■ DATA:

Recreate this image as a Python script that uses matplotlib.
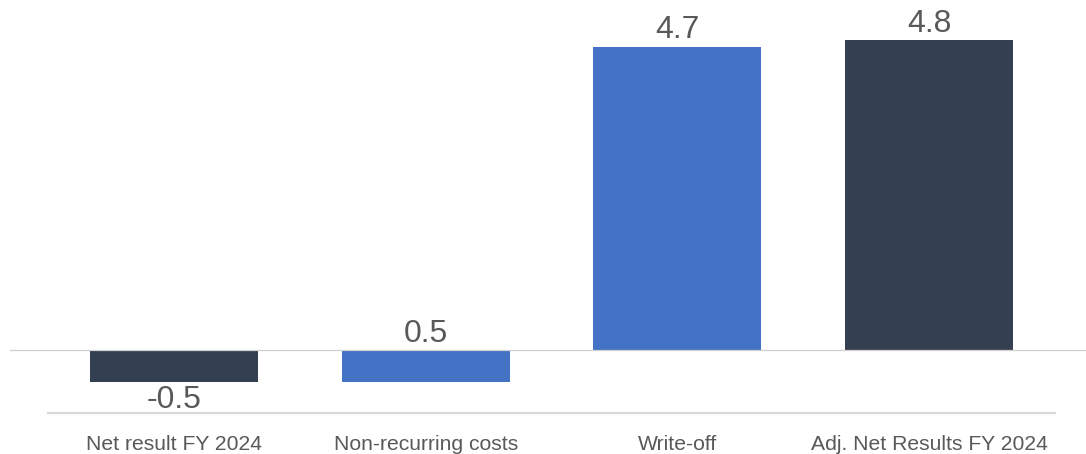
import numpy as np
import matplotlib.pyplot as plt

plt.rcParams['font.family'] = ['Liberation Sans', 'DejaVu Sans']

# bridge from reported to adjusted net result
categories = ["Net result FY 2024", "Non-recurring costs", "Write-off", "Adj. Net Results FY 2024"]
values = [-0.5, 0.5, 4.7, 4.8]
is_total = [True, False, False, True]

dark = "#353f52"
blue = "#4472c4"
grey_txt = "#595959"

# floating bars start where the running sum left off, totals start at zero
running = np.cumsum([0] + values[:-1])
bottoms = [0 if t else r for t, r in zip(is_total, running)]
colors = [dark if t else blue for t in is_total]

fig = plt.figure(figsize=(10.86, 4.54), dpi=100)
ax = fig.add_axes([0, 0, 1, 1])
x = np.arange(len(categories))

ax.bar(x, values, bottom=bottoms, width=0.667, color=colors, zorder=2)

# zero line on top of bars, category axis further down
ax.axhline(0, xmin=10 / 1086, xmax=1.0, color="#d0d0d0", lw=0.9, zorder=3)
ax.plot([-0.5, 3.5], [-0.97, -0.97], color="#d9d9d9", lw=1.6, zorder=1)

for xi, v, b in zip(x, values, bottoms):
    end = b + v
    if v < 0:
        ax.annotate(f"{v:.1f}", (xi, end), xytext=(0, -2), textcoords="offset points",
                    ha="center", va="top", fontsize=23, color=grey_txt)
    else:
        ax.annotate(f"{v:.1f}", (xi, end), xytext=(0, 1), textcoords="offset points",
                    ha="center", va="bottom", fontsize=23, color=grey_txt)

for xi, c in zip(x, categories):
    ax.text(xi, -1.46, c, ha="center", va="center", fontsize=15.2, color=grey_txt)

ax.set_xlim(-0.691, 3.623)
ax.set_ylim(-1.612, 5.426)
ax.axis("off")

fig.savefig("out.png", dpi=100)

■ WHAT IS EXPECTED:
Images in the data above are to be skipped. Retype all other material exactly.

■ RESPONSE TO THIS TASK:
Recreate this image as a Python script that uses matplotlib.
import numpy as np
import matplotlib.pyplot as plt

plt.rcParams['font.family'] = ['Liberation Sans', 'DejaVu Sans']

# bridge from reported to adjusted net result
categories = ["Net result FY 2024", "Non-recurring costs", "Write-off", "Adj. Net Results FY 2024"]
values = [-0.5, 0.5, 4.7, 4.8]
is_total = [True, False, False, True]

dark = "#353f52"
blue = "#4472c4"
grey_txt = "#595959"

# floating bars start where the running sum left off, totals start at zero
running = np.cumsum([0] + values[:-1])
bottoms = [0 if t else r for t, r in zip(is_total, running)]
colors = [dark if t else blue for t in is_total]

fig = plt.figure(figsize=(10.86, 4.54), dpi=100)
ax = fig.add_axes([0, 0, 1, 1])
x = np.arange(len(categories))

ax.bar(x, values, bottom=bottoms, width=0.667, color=colors, zorder=2)

# zero line on top of bars, category axis further down
ax.axhline(0, xmin=10 / 1086, xmax=1.0, color="#d0d0d0", lw=0.9, zorder=3)
ax.plot([-0.5, 3.5], [-0.97, -0.97], color="#d9d9d9", lw=1.6, zorder=1)

for xi, v, b in zip(x, values, bottoms):
    end = b + v
    if v < 0:
        ax.annotate(f"{v:.1f}", (xi, end), xytext=(0, -2), textcoords="offset points",
                    ha="center", va="top", fontsize=23, color=grey_txt)
    else:
        ax.annotate(f"{v:.1f}", (xi, end), xytext=(0, 1), textcoords="offset points",
                    ha="center", va="bottom", fontsize=23, color=grey_txt)

for xi, c in zip(x, categories):
    ax.text(xi, -1.46, c, ha="center", va="center", fontsize=15.2, color=grey_txt)

ax.set_xlim(-0.691, 3.623)
ax.set_ylim(-1.612, 5.426)
ax.axis("off")

fig.savefig("out.png", dpi=100)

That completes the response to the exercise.